▸ **Set exercise**
Please write the listing below out again exactly, leaving every picture behind.

▸ **Information supplied**
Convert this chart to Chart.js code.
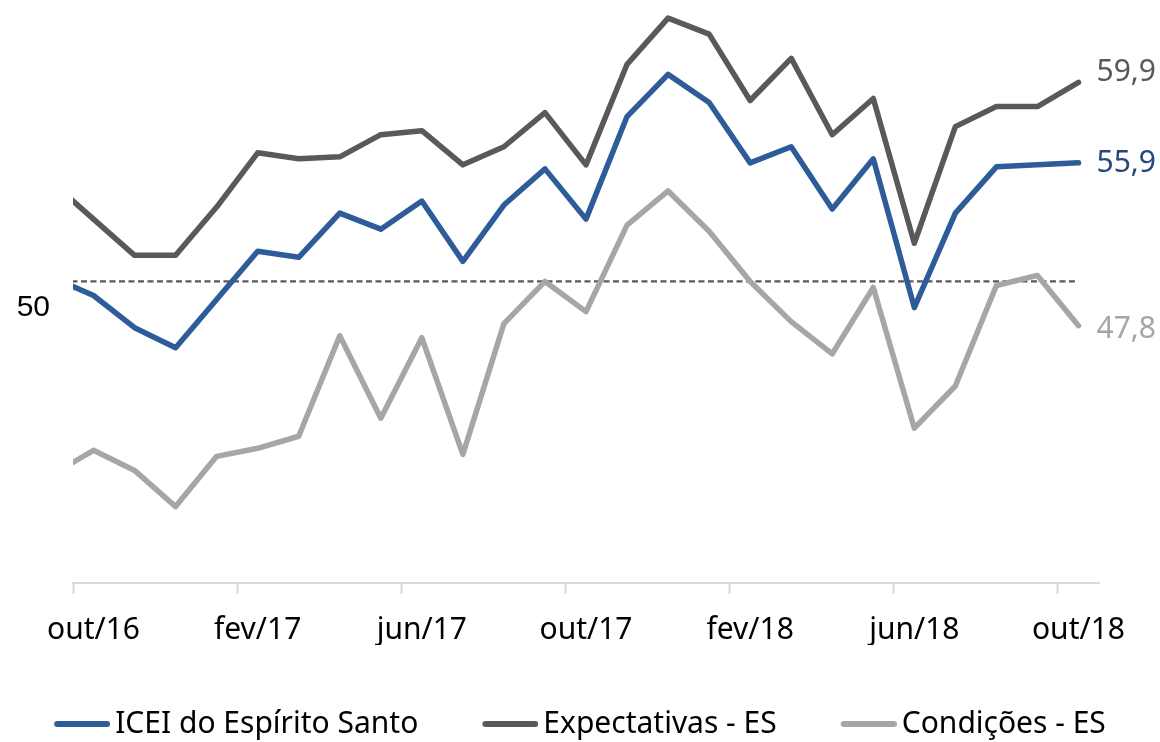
<!DOCTYPE html>
<html>
<head>
<meta charset="utf-8">
<script src="https://cdn.jsdelivr.net/npm/chart.js@4.4.1/dist/chart.umd.min.js"></script>
<style>
  html, body { margin: 0; padding: 0; background: #fff; }
  #wrap { width: 1160px; height: 742px; }
</style>
</head>
<body>
<div id="wrap"><canvas id="chart" width="1160" height="742"></canvas></div>
<script>
// months; set/16 is only the clipped start of the lines
const months = ['set/16', 'out/16', 'nov/16', 'dez/16', 'jan/17', 'fev/17', 'mar/17', 'abr/17', 'mai/17',
    'jun/17', 'jul/17', 'ago/17', 'set/17', 'out/17', 'nov/17', 'dez/17', 'jan/18', 'fev/18', 'mar/18',
    'abr/18', 'mai/18', 'jun/18', 'jul/18', 'ago/18', 'set/18', 'out/18'];
const iceiEs = [50.2, 49.3, 47.7, 46.7, 49.1, 51.5, 51.2, 53.4, 52.6, 54.0, 51.0, 53.8, 55.6, 53.1,
    58.2, 60.3, 58.9, 55.9, 56.7, 53.6, 56.1, 48.7, 53.4, 55.7, 55.8, 55.9];
const expectativasEs = [54.9, 53.1, 51.3, 51.3, 53.7, 56.4, 56.1, 56.2, 57.3, 57.5, 55.8, 56.7, 58.4, 55.8,
    60.8, 63.1, 62.3, 59.0, 61.1, 57.3, 59.1, 51.9, 57.7, 58.7, 58.7, 59.9];
const condicoesEs = [40.4, 41.6, 40.6, 38.8, 41.3, 41.7, 42.3, 47.3, 43.2, 47.2, 41.4, 47.9, 50.0, 48.5,
    52.8, 54.5, 52.5, 50.0, 48.0, 46.4, 49.7, 42.7, 44.8, 49.8, 50.3, 47.8];
const referenceLevel = 50;
const yTickValues = [50];
const xLabelEvery = 4;

const seriesNames = ['ICEI do Espírito Santo', 'Expectativas - ES', 'Condições - ES'];
const seriesColors = ['#2E5C99', '#595959', '#A6A6A6'];
const endLabelColors = ['#24487A', '#595959', '#A6A6A6'];
const endLabelShift = [1, -10, 4];

const FONT = "'Noto Sans', sans-serif";

function toPoints(values) {
    return values.map((v, i) => ({ x: i, y: v }));
}

// legend swatch: a short thick line
function legendSwatch(color) {
    const c = document.createElement('canvas');
    c.width = 66;
    c.height = 10;
    const g = c.getContext('2d');
    g.strokeStyle = color;
    g.lineWidth = 6;
    g.lineCap = 'round';
    g.beginPath();
    g.moveTo(13, 5);
    g.lineTo(63, 5);
    g.stroke();
    return c;
}
const swatches = seriesColors.map(legendSwatch);

const endLabels = {
    id: 'endLabels',
    afterDatasetsDraw(chart) {
        const ctx = chart.ctx;
        ctx.save();
        ctx.font = "30px 'Noto Sans', sans-serif";
        ctx.textBaseline = 'middle';
        ctx.textAlign = 'left';
        [iceiEs, expectativasEs, condicoesEs].forEach((values, i) => {
            const meta = chart.getDatasetMeta(i);
            const pt = meta.data[meta.data.length - 1];
            const v = values[values.length - 1];
            ctx.fillStyle = endLabelColors[i];
            ctx.fillText(v.toFixed(1).replace('.', ','), pt.x + 18, pt.y + endLabelShift[i]);
        });
        ctx.restore();
    }
};

const lineStyle = {
    borderWidth: 5.5,
    pointRadius: 0,
    borderCapStyle: 'round',
    borderJoinStyle: 'round',
    tension: 0,
    clip: { left: 0, top: false, right: false, bottom: false }
};

new Chart(document.getElementById('chart'), {
    type: 'line',
    data: {
        datasets: [
            Object.assign({ label: seriesNames[0], data: toPoints(iceiEs), borderColor: seriesColors[0] }, lineStyle),
            Object.assign({ label: seriesNames[1], data: toPoints(expectativasEs), borderColor: seriesColors[1] }, lineStyle),
            Object.assign({ label: seriesNames[2], data: toPoints(condicoesEs), borderColor: seriesColors[2] }, lineStyle),
            {
                label: 'ref',
                data: [{ x: 0, y: referenceLevel }, { x: months.length - 1, y: referenceLevel }],
                borderColor: '#595959',
                borderWidth: 2.2,
                borderDash: [6, 3.5],
                pointRadius: 0,
                clip: { left: 0, top: false, right: false, bottom: false }
            }
        ]
    },
    options: {
        responsive: false,
        animation: false,
        events: [],
        layout: {
            padding: { left: -20, right: -20, top: 0, bottom: -7 }
        },
        scales: {
            x: {
                type: 'linear',
                min: 0.5,
                max: months.length - 0.5,
                afterBuildTicks: (scale) => {
                    const t = [];
                    for (let i = 1; i < months.length; i += xLabelEvery) t.push({ value: i - 0.5 });
                    scale.ticks = t;
                },
                afterFit: (scale) => { scale.height = 62; },
                grid: {
                    drawOnChartArea: false,
                    drawTicks: true,
                    tickLength: 11,
                    tickColor: '#D9D9D9',
                    tickWidth: 2
                },
                border: { display: true, color: '#D9D9D9', width: 2 },
                ticks: {
                    autoSkip: false,
                    maxRotation: 0,
                    padding: 18,
                    labelOffset: 20.5,
                    color: '#000',
                    font: { family: FONT, size: 30 },
                    callback: (value) => months[Math.round(value + 0.5)]
                }
            },
            y: {
                min: 35,
                max: 64,
                afterBuildTicks: (scale) => { scale.ticks = yTickValues.map(v => ({ value: v })); },
                afterFit: (scale) => {
                    scale.width = 93;
                    scale.paddingTop = 0;
                    scale.paddingBottom = 0;
                },
                grid: { display: false, drawTicks: false },
                border: { display: false },
                ticks: {
                    padding: 23,
                    labelOffset: 26,
                    color: '#000',
                    font: { family: "'Liberation Sans', Arial, sans-serif", size: 30 }
                }
            },
            yRight: {
                position: 'right',
                afterFit: (scale) => {
                    scale.width = 81;
                    scale.paddingTop = 0;
                    scale.paddingBottom = 0;
                },
                grid: { display: false, drawTicks: false },
                border: { display: false },
                ticks: { display: false }
            }
        },
        plugins: {
            tooltip: { enabled: false },
            legend: {
                position: 'bottom',
                labels: {
                    usePointStyle: true,
                    pointStyleWidth: 46,
                    padding: 64,
                    color: '#000',
                    font: { family: FONT, size: 30 },
                    filter: (item) => item.datasetIndex < 3,
                    generateLabels: (chart) => Chart.defaults.plugins.legend.labels.generateLabels(chart)
                        .map(item => Object.assign(item, { pointStyle: swatches[item.datasetIndex] }))
                }
            }
        }
    },
    plugins: [endLabels]
});
</script>
</body>
</html>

▸ **Exercise solution**
Convert this chart to Chart.js code.
<!DOCTYPE html>
<html>
<head>
<meta charset="utf-8">
<script src="https://cdn.jsdelivr.net/npm/chart.js@4.4.1/dist/chart.umd.min.js"></script>
<style>
  html, body { margin: 0; padding: 0; background: #fff; }
  #wrap { width: 1160px; height: 742px; }
</style>
</head>
<body>
<div id="wrap"><canvas id="chart" width="1160" height="742"></canvas></div>
<script>
// months; set/16 is only the clipped start of the lines
const months = ['set/16', 'out/16', 'nov/16', 'dez/16', 'jan/17', 'fev/17', 'mar/17', 'abr/17', 'mai/17',
    'jun/17', 'jul/17', 'ago/17', 'set/17', 'out/17', 'nov/17', 'dez/17', 'jan/18', 'fev/18', 'mar/18',
    'abr/18', 'mai/18', 'jun/18', 'jul/18', 'ago/18', 'set/18', 'out/18'];
const iceiEs = [50.2, 49.3, 47.7, 46.7, 49.1, 51.5, 51.2, 53.4, 52.6, 54.0, 51.0, 53.8, 55.6, 53.1,
    58.2, 60.3, 58.9, 55.9, 56.7, 53.6, 56.1, 48.7, 53.4, 55.7, 55.8, 55.9];
const expectativasEs = [54.9, 53.1, 51.3, 51.3, 53.7, 56.4, 56.1, 56.2, 57.3, 57.5, 55.8, 56.7, 58.4, 55.8,
    60.8, 63.1, 62.3, 59.0, 61.1, 57.3, 59.1, 51.9, 57.7, 58.7, 58.7, 59.9];
const condicoesEs = [40.4, 41.6, 40.6, 38.8, 41.3, 41.7, 42.3, 47.3, 43.2, 47.2, 41.4, 47.9, 50.0, 48.5,
    52.8, 54.5, 52.5, 50.0, 48.0, 46.4, 49.7, 42.7, 44.8, 49.8, 50.3, 47.8];
const referenceLevel = 50;
const yTickValues = [50];
const xLabelEvery = 4;

const seriesNames = ['ICEI do Espírito Santo', 'Expectativas - ES', 'Condições - ES'];
const seriesColors = ['#2E5C99', '#595959', '#A6A6A6'];
const endLabelColors = ['#24487A', '#595959', '#A6A6A6'];
const endLabelShift = [1, -10, 4];

const FONT = "'Noto Sans', sans-serif";

function toPoints(values) {
    return values.map((v, i) => ({ x: i, y: v }));
}

// legend swatch: a short thick line
function legendSwatch(color) {
    const c = document.createElement('canvas');
    c.width = 66;
    c.height = 10;
    const g = c.getContext('2d');
    g.strokeStyle = color;
    g.lineWidth = 6;
    g.lineCap = 'round';
    g.beginPath();
    g.moveTo(13, 5);
    g.lineTo(63, 5);
    g.stroke();
    return c;
}
const swatches = seriesColors.map(legendSwatch);

const endLabels = {
    id: 'endLabels',
    afterDatasetsDraw(chart) {
        const ctx = chart.ctx;
        ctx.save();
        ctx.font = "30px 'Noto Sans', sans-serif";
        ctx.textBaseline = 'middle';
        ctx.textAlign = 'left';
        [iceiEs, expectativasEs, condicoesEs].forEach((values, i) => {
            const meta = chart.getDatasetMeta(i);
            const pt = meta.data[meta.data.length - 1];
            const v = values[values.length - 1];
            ctx.fillStyle = endLabelColors[i];
            ctx.fillText(v.toFixed(1).replace('.', ','), pt.x + 18, pt.y + endLabelShift[i]);
        });
        ctx.restore();
    }
};

const lineStyle = {
    borderWidth: 5.5,
    pointRadius: 0,
    borderCapStyle: 'round',
    borderJoinStyle: 'round',
    tension: 0,
    clip: { left: 0, top: false, right: false, bottom: false }
};

new Chart(document.getElementById('chart'), {
    type: 'line',
    data: {
        datasets: [
            Object.assign({ label: seriesNames[0], data: toPoints(iceiEs), borderColor: seriesColors[0] }, lineStyle),
            Object.assign({ label: seriesNames[1], data: toPoints(expectativasEs), borderColor: seriesColors[1] }, lineStyle),
            Object.assign({ label: seriesNames[2], data: toPoints(condicoesEs), borderColor: seriesColors[2] }, lineStyle),
            {
                label: 'ref',
                data: [{ x: 0, y: referenceLevel }, { x: months.length - 1, y: referenceLevel }],
                borderColor: '#595959',
                borderWidth: 2.2,
                borderDash: [6, 3.5],
                pointRadius: 0,
                clip: { left: 0, top: false, right: false, bottom: false }
            }
        ]
    },
    options: {
        responsive: false,
        animation: false,
        events: [],
        layout: {
            padding: { left: -20, right: -20, top: 0, bottom: -7 }
        },
        scales: {
            x: {
                type: 'linear',
                min: 0.5,
                max: months.length - 0.5,
                afterBuildTicks: (scale) => {
                    const t = [];
                    for (let i = 1; i < months.length; i += xLabelEvery) t.push({ value: i - 0.5 });
                    scale.ticks = t;
                },
                afterFit: (scale) => { scale.height = 62; },
                grid: {
                    drawOnChartArea: false,
                    drawTicks: true,
                    tickLength: 11,
                    tickColor: '#D9D9D9',
                    tickWidth: 2
                },
                border: { display: true, color: '#D9D9D9', width: 2 },
                ticks: {
                    autoSkip: false,
                    maxRotation: 0,
                    padding: 18,
                    labelOffset: 20.5,
                    color: '#000',
                    font: { family: FONT, size: 30 },
                    callback: (value) => months[Math.round(value + 0.5)]
                }
            },
            y: {
                min: 35,
                max: 64,
                afterBuildTicks: (scale) => { scale.ticks = yTickValues.map(v => ({ value: v })); },
                afterFit: (scale) => {
                    scale.width = 93;
                    scale.paddingTop = 0;
                    scale.paddingBottom = 0;
                },
                grid: { display: false, drawTicks: false },
                border: { display: false },
                ticks: {
                    padding: 23,
                    labelOffset: 26,
                    color: '#000',
                    font: { family: "'Liberation Sans', Arial, sans-serif", size: 30 }
                }
            },
            yRight: {
                position: 'right',
                afterFit: (scale) => {
                    scale.width = 81;
                    scale.paddingTop = 0;
                    scale.paddingBottom = 0;
                },
                grid: { display: false, drawTicks: false },
                border: { display: false },
                ticks: { display: false }
            }
        },
        plugins: {
            tooltip: { enabled: false },
            legend: {
                position: 'bottom',
                labels: {
                    usePointStyle: true,
                    pointStyleWidth: 46,
                    padding: 64,
                    color: '#000',
                    font: { family: FONT, size: 30 },
                    filter: (item) => item.datasetIndex < 3,
                    generateLabels: (chart) => Chart.defaults.plugins.legend.labels.generateLabels(chart)
                        .map(item => Object.assign(item, { pointStyle: swatches[item.datasetIndex] }))
                }
            }
        }
    },
    plugins: [endLabels]
});
</script>
</body>
</html>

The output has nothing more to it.